REQUIRED TASK:
Omit the pictures and print exactly the lines of the listing below, starting at the first and ending at the line containing "const legendAbbrev = [['DRW', 'Design".

RECORDED INFORMATION:

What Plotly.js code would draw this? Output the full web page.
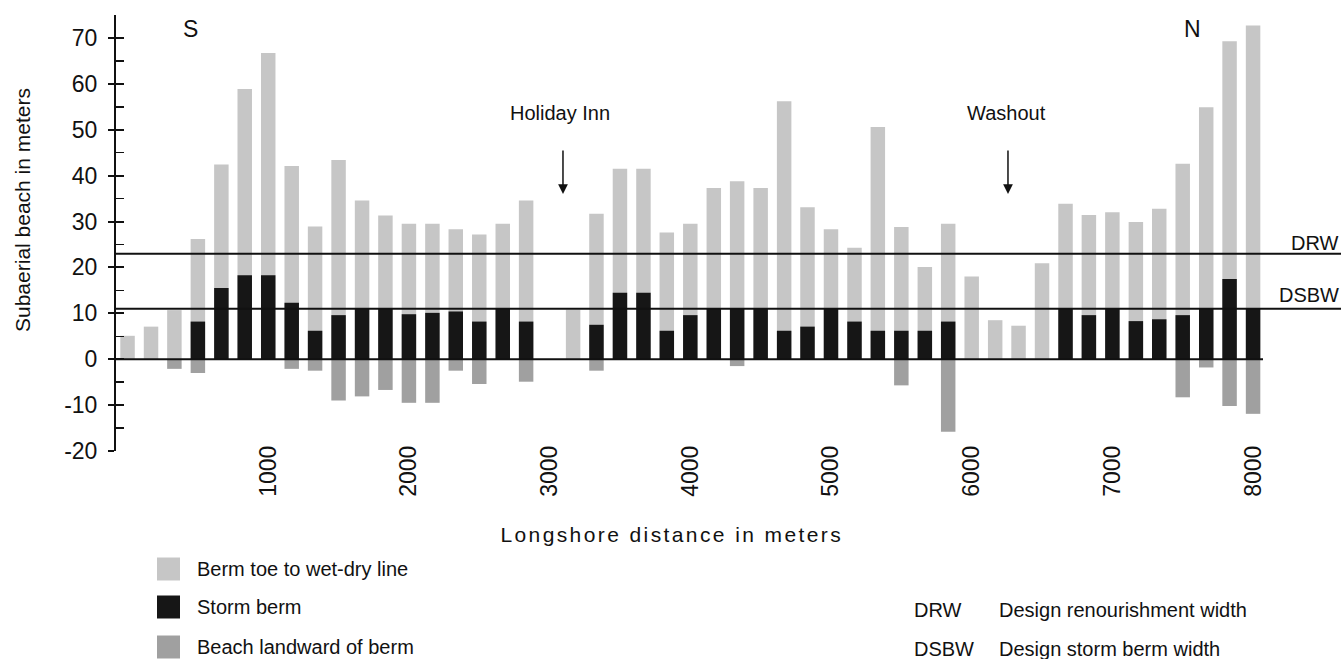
<!DOCTYPE html>
<html>
<head>
<meta charset="utf-8">
<script src="https://cdn.plot.ly/plotly-3.0.1.min.js"></script>
<style>
  html, body { margin: 0; padding: 0; background: #fff; }
  #chart { width: 1341px; height: 659px; }
  .annotation[data-index="1"] .annotation-text { letter-spacing: 2.4px; }
</style>
</head>
<body>
<div id="chart"></div>
<script>
// Longshore positions (m) of the survey profiles
const positions = [0,167,333,500,667,833,1000,1167,1333,1500,1667,1833,2000,2167,2333,2500,2667,2833,
  3167,3333,3500,3667,3833,4000,4167,4333,4500,4667,4833,5000,5167,5333,5500,5667,5833,6000,
  6167,6333,6500,6667,6833,7000,7167,7333,7500,7667,7833,8000];
// Top of "berm toe to wet-dry line" (total subaerial width above 0), m
const wetDryTop = [5.1,7.1,10.7,26.2,42.4,58.9,66.7,42.1,28.9,43.4,34.6,31.3,29.5,29.5,28.3,27.2,29.5,34.6,
  10.8,31.7,41.5,41.5,27.6,29.5,37.3,38.8,37.3,56.2,33.1,28.3,24.3,50.6,28.8,20.1,29.5,18.0,
  8.5,7.3,20.9,33.9,31.4,32.0,29.9,32.8,42.6,54.9,69.3,72.7];
// Storm berm width, m
const stormBerm = [0,0,0,8.2,15.5,18.3,18.3,12.3,6.2,9.6,11,11,9.8,10.1,10.4,8.2,11,8.2,
  0,7.5,14.5,14.5,6.2,9.6,11,11,11,6.2,7.1,11,8.2,6.2,6.2,6.2,8.2,0,
  0,0,0,11,9.6,11,8.3,8.7,9.6,11,17.5,11];
// Beach landward of berm (negative), m
const landward = [0,0,-2.1,-3.0,0,0,0,-2.1,-2.5,-9.0,-8.1,-6.7,-9.5,-9.5,-2.5,-5.4,0,-4.9,
  0,-2.5,0,0,0,0,0,-1.5,0,0,0,0,0,0,-5.7,0,-15.8,0,
  0,0,0,0,0,0,0,0,-8.3,-1.8,-10.2,-11.9];

const xTickVals = [1000,2000,3000,4000,5000,6000,7000,8000];
const yTickVals = [-20,-10,0,10,20,30,40,50,60,70];
const designWidths = {DRW: 23, DSBW: 11};
const seriesNames = ['Berm toe to wet-dry line', 'Storm berm', 'Beach landward of berm'];
const legendAbbrev = [['DRW', 'Design renourishment width'], ['DSBW', 'Design storm berm width']];

const FONT = 'Liberation Sans, Arial, Helvetica, sans-serif';
const colLight = '#c6c6c6', colStorm = '#161616', colLand = '#a0a0a0';

const traces = [
  {type: 'bar', x: positions, y: wetDryTop, name: seriesNames[0], marker: {color: colLight}, showlegend: false, hoverinfo: 'x+y+name'},
  {type: 'bar', x: positions, y: stormBerm, name: seriesNames[1], marker: {color: colStorm}, showlegend: false, hoverinfo: 'x+y+name'},
  {type: 'bar', x: positions, y: landward, name: seriesNames[2], marker: {color: colLand}, showlegend: false, hoverinfo: 'x+y+name'},
  {type: 'scatter', x: [], y: [], yaxis: 'y2', showlegend: false, hoverinfo: 'skip'}
];

// helper: pixel -> paper (plot area: left 116, width 1225, bottom 451, height 436)
const L = 116, W = 1225, B = 451, H = 436;
const px = v => (v - L) / W;
const py = v => (B - v) / H;

const shapes = [
  {type: 'line', xref: 'paper', yref: 'y', x0: 0, x1: 1, y0: designWidths.DRW, y1: designWidths.DRW, line: {color: '#111', width: 2}, layer: 'above'},
  {type: 'line', xref: 'paper', yref: 'y', x0: 0, x1: 1, y0: designWidths.DSBW, y1: designWidths.DSBW, line: {color: '#111', width: 2}, layer: 'above'},
  {type: 'line', xref: 'paper', yref: 'y', x0: 0, x1: px(1263), y0: 0, y1: 0, line: {color: '#111', width: 2}, layer: 'above'}
];

const rowY = [569, 607, 647];
const legCols = [colLight, colStorm, colLand];
for (let i = 0; i < 3; i++) {
  shapes.push({type: 'rect', xref: 'paper', yref: 'paper', x0: px(157), x1: px(180), y0: py(rowY[i] + 11.5), y1: py(rowY[i] - 11.5),
    fillcolor: legCols[i], line: {width: 0}});
}

const annotations = [
  {xref: 'paper', yref: 'paper', x: px(22), y: py(210), text: 'Subaerial beach in meters', textangle: -90, showarrow: false,
    font: {size: 21, family: FONT, color: '#111'}, xanchor: 'center', yanchor: 'middle'},
  {xref: 'paper', yref: 'paper', x: px(672), y: py(534), text: 'Longshore distance in meters', showarrow: false,
    font: {size: 21, family: FONT, color: '#111'}, xanchor: 'center', yanchor: 'middle'},
  {xref: 'x', yref: 'y', x: 444, y: 72, text: 'S', showarrow: false, font: {size: 23, family: FONT, color: '#111'}},
  {xref: 'x', yref: 'y', x: 7566, y: 72, text: 'N', showarrow: false, font: {size: 23, family: FONT, color: '#111'}},
  {xref: 'x', yref: 'y', x: 3074, y: 53.6, text: 'Holiday Inn', showarrow: false, font: {size: 20, family: FONT, color: '#111'}},
  {xref: 'x', yref: 'y', x: 6244, y: 53.6, text: 'Washout', showarrow: false, font: {size: 20, family: FONT, color: '#111'}},
  {xref: 'x', yref: 'y', x: 3095, y: 36.0, ax: 0, ay: -45, text: '', showarrow: true, arrowhead: 2, arrowsize: 1.3, arrowwidth: 1.5, arrowcolor: '#111'},
  {xref: 'x', yref: 'y', x: 6258, y: 36.0, ax: 0, ay: -45, text: '', showarrow: true, arrowhead: 2, arrowsize: 1.3, arrowwidth: 1.5, arrowcolor: '#111'},
  {xref: 'paper', yref: 'y', x: 1.0, y: 25.4, text: 'DRW', showarrow: false, xanchor: 'right', font: {size: 20, family: FONT, color: '#111'}},
  {xref: 'paper', yref: 'y', x: 1.0, y: 13.9, text: 'DSBW', showarrow: false, xanchor: 'right', font: {size: 20, family: FONT, color: '#111'}}
];
for (let i = 0; i < 3; i++) {
  annotations.push({xref: 'paper', yref: 'paper', x: px(195), y: py(rowY[i]), text: seriesNames[i], showarrow: false,
    xanchor: 'left', yanchor: 'middle', font: {size: 20, family: FONT, color: '#111'}});
}
const abbrevRow = [610, 649];
for (let i = 0; i < 2; i++) {
  annotations.push({xref: 'paper', yref: 'paper', x: px(912), y: py(abbrevRow[i]), text: legendAbbrev[i][0], showarrow: false,
    xanchor: 'left', yanchor: 'middle', font: {size: 20, family: FONT, color: '#111'}});
  annotations.push({xref: 'paper', yref: 'paper', x: px(997), y: py(abbrevRow[i]), text: legendAbbrev[i][1], showarrow: false,
    xanchor: 'left', yanchor: 'middle', font: {size: 20, family: FONT, color: '#111'}});
}

const layout = {
  width: 1341, height: 659,
  margin: {l: L, r: 1341 - L - W, t: 15, b: 659 - B, pad: 0},
  paper_bgcolor: '#fff', plot_bgcolor: '#fff',
  barmode: 'overlay', bargap: 0.38,
  font: {family: FONT, color: '#111'},
  xaxis: {
    range: [-82, 8625], showgrid: false, zeroline: false, showline: false,
    tickmode: 'array', tickvals: xTickVals, ticktext: xTickVals.map(String),
    tickangle: -90, ticks: '', tickfont: {size: 23, family: FONT, color: '#111'},
    anchor: 'free', position: 0.025
  },
  yaxis: {
    range: [-20, 75], showgrid: false, zeroline: false, showline: true, linecolor: '#111', linewidth: 2,
    tickmode: 'array', tickvals: yTickVals, ticktext: yTickVals.map(String),
    ticks: 'outside', ticklen: 6, tickwidth: 2, tickcolor: '#111',
    tickfont: {size: 23, family: FONT, color: '#111'}, ticklabelstandoff: 6
  },
  yaxis2: {
    range: [-20, 75], overlaying: 'y', side: 'left', anchor: 'x', showgrid: false, zeroline: false, showline: false,
    tickmode: 'array', tickvals: yTickVals, ticks: 'inside', ticklen: 8, tickwidth: 2, tickcolor: '#111', showticklabels: false,
    minor: {dtick: 5, tick0: 0, ticks: 'inside', ticklen: 8, tickwidth: 1.5, tickcolor: '#111', showgrid: false}
  },
  shapes: shapes,
  annotations: annotations,
  showlegend: false
};

Plotly.newPlot('chart', traces, layout, {displayModeBar: false, staticPlot: true});
</script>
</body>
</html>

THE RESULT:
What Plotly.js code would draw this? Output the full web page.
<!DOCTYPE html>
<html>
<head>
<meta charset="utf-8">
<script src="https://cdn.plot.ly/plotly-3.0.1.min.js"></script>
<style>
  html, body { margin: 0; padding: 0; background: #fff; }
  #chart { width: 1341px; height: 659px; }
  .annotation[data-index="1"] .annotation-text { letter-spacing: 2.4px; }
</style>
</head>
<body>
<div id="chart"></div>
<script>
// Longshore positions (m) of the survey profiles
const positions = [0,167,333,500,667,833,1000,1167,1333,1500,1667,1833,2000,2167,2333,2500,2667,2833,
  3167,3333,3500,3667,3833,4000,4167,4333,4500,4667,4833,5000,5167,5333,5500,5667,5833,6000,
  6167,6333,6500,6667,6833,7000,7167,7333,7500,7667,7833,8000];
// Top of "berm toe to wet-dry line" (total subaerial width above 0), m
const wetDryTop = [5.1,7.1,10.7,26.2,42.4,58.9,66.7,42.1,28.9,43.4,34.6,31.3,29.5,29.5,28.3,27.2,29.5,34.6,
  10.8,31.7,41.5,41.5,27.6,29.5,37.3,38.8,37.3,56.2,33.1,28.3,24.3,50.6,28.8,20.1,29.5,18.0,
  8.5,7.3,20.9,33.9,31.4,32.0,29.9,32.8,42.6,54.9,69.3,72.7];
// Storm berm width, m
const stormBerm = [0,0,0,8.2,15.5,18.3,18.3,12.3,6.2,9.6,11,11,9.8,10.1,10.4,8.2,11,8.2,
  0,7.5,14.5,14.5,6.2,9.6,11,11,11,6.2,7.1,11,8.2,6.2,6.2,6.2,8.2,0,
  0,0,0,11,9.6,11,8.3,8.7,9.6,11,17.5,11];
// Beach landward of berm (negative), m
const landward = [0,0,-2.1,-3.0,0,0,0,-2.1,-2.5,-9.0,-8.1,-6.7,-9.5,-9.5,-2.5,-5.4,0,-4.9,
  0,-2.5,0,0,0,0,0,-1.5,0,0,0,0,0,0,-5.7,0,-15.8,0,
  0,0,0,0,0,0,0,0,-8.3,-1.8,-10.2,-11.9];

const xTickVals = [1000,2000,3000,4000,5000,6000,7000,8000];
const yTickVals = [-20,-10,0,10,20,30,40,50,60,70];
const designWidths = {DRW: 23, DSBW: 11};
const seriesNames = ['Berm toe to wet-dry line', 'Storm berm', 'Beach landward of berm'];
const legendAbbrev = [['DRW', 'Design renourishment width'], ['DSBW', 'Design storm berm width']];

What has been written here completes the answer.